Closing his piano lid at the end of his show at Stockholm’s Tele2 Arena in July 2023, Elton John bid adieu to over 50 years of world touring.
It’s unlikely to end his live shows for good, stating he’s open to “the odd show” henceforth, but the nearly five-year Farewell Yellow Brick Road tour placed a definite end to his mammoth global schedules he’d tirelessly undertaken across his career.
Since 1969’s Empty Sky debut album, John had played over 4,000 shows in over 80 countries, including dates in the USSR, and even late in his career could command record-breaking TV viewings for broadcast sets, with his 2023 Glastonbury Festival headliner attracting over seven million viewers on BBC One.
For the first 20 years of his recording career, John was a machine.

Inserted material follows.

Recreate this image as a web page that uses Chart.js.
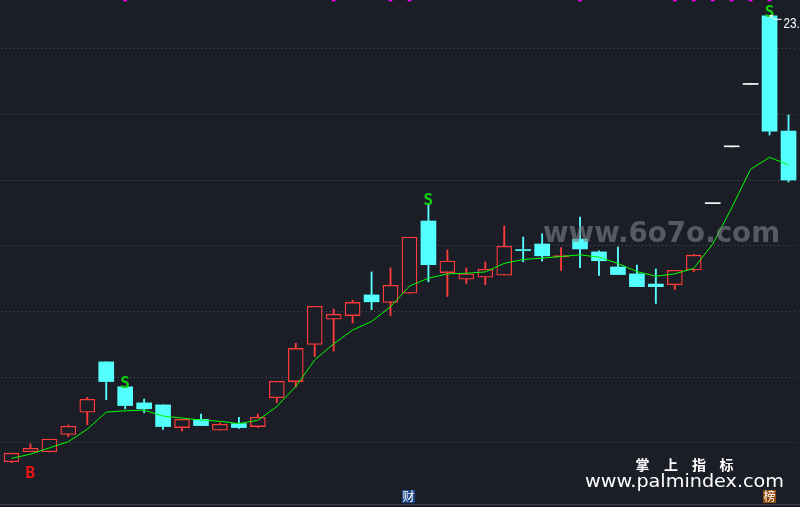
<!DOCTYPE html>
<html><head><meta charset="utf-8">
<script src="https://cdn.jsdelivr.net/npm/chart.js@4.4.1/dist/chart.umd.min.js"></script>
<style>
html,body{margin:0;padding:0;background:#1b1e26;overflow:hidden;}
#wrap{width:800px;height:507px;position:relative;}
</style></head><body>
<div id="wrap"><canvas id="c"></canvas></div>
<script>
// ---- data ----
const days = ['1','2','3','4','5','6','7','8','9','10','11','12','13','14','15','16','17','18','19','20','21',
              '22','23','24','25','26','27','28','29','30','31','32','33','34','35','36','37','38','39','40','41','42'];
const openP  = [9.43, 9.73, 9.73,10.26,10.94,12.47,11.71,11.22,11.16,10.47,10.72,10.39,10.59,10.50,11.38,11.87,13.00,13.77,13.88,14.51,14.28,
                14.56,16.76,15.19,14.99,15.05,15.11,15.87,16.06,15.67,16.21,15.82,15.36,15.15,14.84,14.82,15.27,17.29,19.02,20.92,23.01,19.50];
const highP  = [9.69, 9.97,10.12,10.55,11.39,12.47,11.71,11.34,11.16,10.72,10.88,10.61,10.78,10.88,11.88,13.04,14.16,14.08,14.35,15.21,15.33,
                16.27,17.30,15.88,15.33,15.51,16.61,16.27,16.37,15.95,16.88,15.85,15.97,15.42,15.30,15.26,15.75,17.29,19.02,20.92,23.01,19.99];
const lowP   = [9.40, 9.73, 9.73,10.19,10.56,11.32,11.04,10.92,10.41,10.37,10.53,10.39,10.44,10.47,11.23,11.70,12.63,12.80,13.66,14.06,13.88,
                14.56,14.91,14.46,14.86,14.82,15.11,15.52,15.54,15.25,15.34,15.10,15.13,14.76,14.25,14.67,15.22,17.29,19.02,20.92,19.38,17.95];
const closeP = [9.69, 9.84,10.12,10.51,11.33,11.87,11.14,11.04,10.50,10.72,10.53,10.57,10.47,10.78,11.88,12.88,14.16,13.92,14.28,14.30,14.80,
                16.27,15.43,15.54,15.15,15.29,15.99,15.86,15.70,15.68,15.91,15.55,15.13,14.76,14.76,15.26,15.72,17.29,19.02,20.92,19.50,18.01];
const maLine = [9.53, 9.66, 9.85,10.04,10.42,10.94,10.98,11.00,10.82,10.76,10.70,10.66,10.59,10.69,11.11,11.72,12.53,13.02,13.44,13.70,14.15,
                14.78,15.02,15.15,15.17,15.21,15.47,15.59,15.63,15.68,15.73,15.66,15.47,15.22,15.08,15.15,15.32,16.06,17.16,18.34,18.70,18.47];
const gridTicks = [10, 12, 14, 16, 18, 20, 22];
const buyIdx  = [1];
const sellIdx = [6, 22, 40];
const flagIdx = [6, 17, 20, 21, 30, 35, 36, 37, 38, 39, 40];
const eventIdx  = [21, 40];
const eventText = ['财', '榜'];
const priceTagIdx  = 40;
const priceTagText = '23.01';
const yMin = 8.111, yMax = 23.492;

// ---- styles ----
const BG = '#1b1e26', UP = '#ff3b3b', DOWN = '#54ffff', FLAT = '#ffffff', MA = '#00ff00', GRID = '#4f535d';
const eventBg = ['#1d4a88', '#8c4a0c'];

function kind(i){
  const d = closeP[i] - openP[i];
  if (highP[i] === lowP[i]) return 'flat';
  if (Math.abs(d) < 0.015) return d >= 0 ? 'dojiUp' : 'dojiDown';
  return d > 0 ? 'up' : 'down';
}
function lineColor(i){
  const k = kind(i);
  if (k === 'flat') return FLAT;
  return (k === 'up' || k === 'dojiUp') ? UP : DOWN;
}

const bodyData = openP.map((o, i) => [o, closeP[i]]);
const wickData = lowP.map((l, i) => [l, highP[i]]);
const flagData = days.map((d, i) => flagIdx.includes(i) ? [yMax - 1/32.83, yMax] : null);

const overlay = {
  id: 'overlay',
  beforeDraw(chart){
    const {ctx, width, height} = chart;
    ctx.save(); ctx.fillStyle = BG; ctx.fillRect(0, 0, width, height); ctx.restore();
  },
  afterDraw(chart){
    const {ctx, chartArea, scales:{x, y}} = chart;
    ctx.save();
    // bottom border
    ctx.strokeStyle = '#3b3f49'; ctx.lineWidth = 1;
    ctx.beginPath(); ctx.moveTo(0, chartArea.bottom - 0.5); ctx.lineTo(chart.width, chartArea.bottom - 0.5); ctx.stroke();

    // watermark www.6o7o.com
    let t = 'www.6o7o.com';
    ctx.font = 'bold 29px "DejaVu Sans"';
    let w = ctx.measureText(t).width;
    ctx.save(); ctx.translate(543, 241.5); ctx.scale(237 / w, 1);
    ctx.fillStyle = 'rgba(125,127,133,0.62)'; ctx.textAlign = 'left'; ctx.textBaseline = 'alphabetic';
    ctx.fillText(t, 0, 0); ctx.restore();

    // B / S signals
    ctx.font = 'bold 16px "DejaVu Sans Mono"'; ctx.textAlign = 'center'; ctx.textBaseline = 'alphabetic';
    buyIdx.forEach(i => {
      ctx.fillStyle = '#ee1414';
      ctx.fillText('B', x.getPixelForValue(i), y.getPixelForValue(lowP[i]) + 26);
    });
    sellIdx.forEach(i => {
      ctx.fillStyle = '#10d010';
      ctx.fillText('S', x.getPixelForValue(i), y.getPixelForValue(highP[i]) + 1.5);
    });

    // price tag
    const px = x.getPixelForValue(priceTagIdx), py = y.getPixelForValue(highP[priceTagIdx]);
    ctx.strokeStyle = '#ffffff'; ctx.lineWidth = 1;
    ctx.beginPath();
    ctx.moveTo(px + 0.5, py - 0.5); ctx.lineTo(px + 5, py + 3.5); ctx.lineTo(px + 12, py + 3.5);
    ctx.moveTo(px + 0.5, py - 0.5); ctx.lineTo(px + 3.5, py - 0.5);
    ctx.moveTo(px + 0.5, py - 0.5); ctx.lineTo(px + 0.5, py + 2.5);
    ctx.stroke();
    ctx.fillStyle = '#ffffff'; ctx.textAlign = 'left';
    ctx.font = '15px "Liberation Sans"';
    ctx.save(); ctx.translate(px + 14, py + 12); ctx.scale(0.78, 1);
    ctx.fillText(priceTagText, 0, 0); ctx.restore();

    // event badges
    ctx.font = '12px "Noto Sans CJK SC"'; ctx.textAlign = 'center'; ctx.textBaseline = 'middle';
    eventIdx.forEach((i, k) => {
      const cx = Math.round(x.getPixelForValue(i));
      ctx.fillStyle = eventBg[k]; ctx.fillRect(cx - 7, 490, 13, 13);
      ctx.fillStyle = '#ffffff'; ctx.fillText(eventText[k], cx - 0.5, 496.5);
    });

    // palmindex logo
    ctx.fillStyle = '#ffffff';
    ctx.font = 'bold 14px "Noto Sans CJK SC"'; ctx.textBaseline = 'middle'; ctx.textAlign = 'center';
    const chars = ['掌','上','指','标'], cxs = [642.5, 671, 699, 726.5];
    chars.forEach((c, k) => ctx.fillText(c, cxs[k], 465));
    t = 'www.palmindex.com';
    ctx.font = '17.5px "DejaVu Sans"';
    w = ctx.measureText(t).width;
    ctx.save(); ctx.translate(585, 487); ctx.scale(199 / w, 1);
    ctx.textAlign = 'left'; ctx.textBaseline = 'alphabetic'; ctx.fillText(t, 0, 0); ctx.restore();

    ctx.restore();
  }
};

new Chart(document.getElementById('c'), {
  type: 'bar',
  data: {
    labels: days,
    datasets: [
      { type: 'line', data: maLine, borderColor: MA, borderWidth: 1, pointRadius: 0, tension: 0, order: 0 },
      { type: 'bar', data: bodyData, order: 1, grouped: false, barThickness: 15, minBarLength: 1, borderSkipped: false,
        backgroundColor: c => { const k = kind(c.dataIndex); return k === 'up' ? BG : lineColor(c.dataIndex); },
        borderColor: c => lineColor(c.dataIndex),
        borderWidth: c => kind(c.dataIndex) === 'up' ? 1.3 : 0 },
      { type: 'bar', data: wickData, order: 2, grouped: false, barThickness: 1.2, borderSkipped: false,
        backgroundColor: c => lineColor(c.dataIndex), borderWidth: 0 },
      { type: 'bar', data: flagData, order: 3, grouped: false, barThickness: 3, borderSkipped: false,
        backgroundColor: '#ff00ff', borderWidth: 0 }
    ]
  },
  options: {
    responsive: true, maintainAspectRatio: false, animation: false, devicePixelRatio: 1, events: [],
    layout: { padding: { left: 2, right: 2, top: 0, bottom: 2 } },
    plugins: { legend: { display: false }, tooltip: { enabled: false } },
    scales: {
      x: { display: false, offset: true },
      y: { display: true, min: yMin, max: yMax,
           afterBuildTicks: s => { s.ticks = gridTicks.map(v => ({ value: v })); },
           ticks: { display: false },
           grid: { color: GRID, lineWidth: 1, drawTicks: false },
           border: { display: false, dash: [1, 3] } }
    }
  },
  plugins: [overlay]
});
</script>
</body></html>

While soaring between giddy, glammed-up heights and cocaine-blitzed dross, he nonetheless pumped out 21 studio albums across the 1970s and ‘80s before slowing down into the 2010s with his 30th studio effort, Wonderful Crazy Night, his last real album since 2021’s Regimental Sgt Zippo, recorded before his official debut but rejected at the time.
There’s a lot of John to sift through to collate a setlist, even early on in his career. Yet, certain eras and records make a hefty presence in his repertoire, Setlist having gathered the data reaching back to his first concerts in the late 1960s as to which song the ‘Rocket Man’ has played more than any other. In the top ten, the 1980s get two look-ins with the manic ‘I’m Still Standing’ and ‘I Guess That’s Why They Call It the Blues’ woozy synth croon, both from 1983’s Too Low for Zero.
Unsurprisingly, it’s his 1970s heyday that completely dominates his most-played numbers. All orbiting his glam-adjacent output, canonical John cuts from the likes of ‘Tiny Dancer’, ‘Saturday Night’s Alright for Fighting’, and ‘The Bitch is Back’ boast high play counts, curiously above such standards as ‘Candle in the Wind’ and ‘Crocodile Rock’.
At number four with over 2200 performances is Caribou’s ‘Don’t Let the Sun Go Down on Me’, later reaching another level of fame off his acclaimed live duet with George Michael. ‘Bennie and the Jets’ from 1973’s Technicolor Goodbye Yellow Brick Road opus follows with over 2300 live stabs, and the silver medal is handed to Honky Château’s shimmering and defining theme ‘Rocket Man (I Think It’s Going to Be a Long, Long Time)’ with 2367 onstage renditions.
So, what song has Elton John performed the most?
Long before the outfits had reached chintzy rococo levels of flamboyance, John was pushing ahead with a more earnest variant of singer-songwriter balladry, less concerned with glam bombast and stadium-stirring anthems. Originally released by Three Dog Night, the definitive version of ‘Your Song’ will always stand as the take cut by him and writing partner Bernie Taupin.
The second single from 1970’s Elton John, ‘Your Song’ is routinely celebrated as the singer’s finest moment, and for good reason, taking his top spot of most played tune, counting 2511 performances since first landing at the infancy of his pop conquering stardom.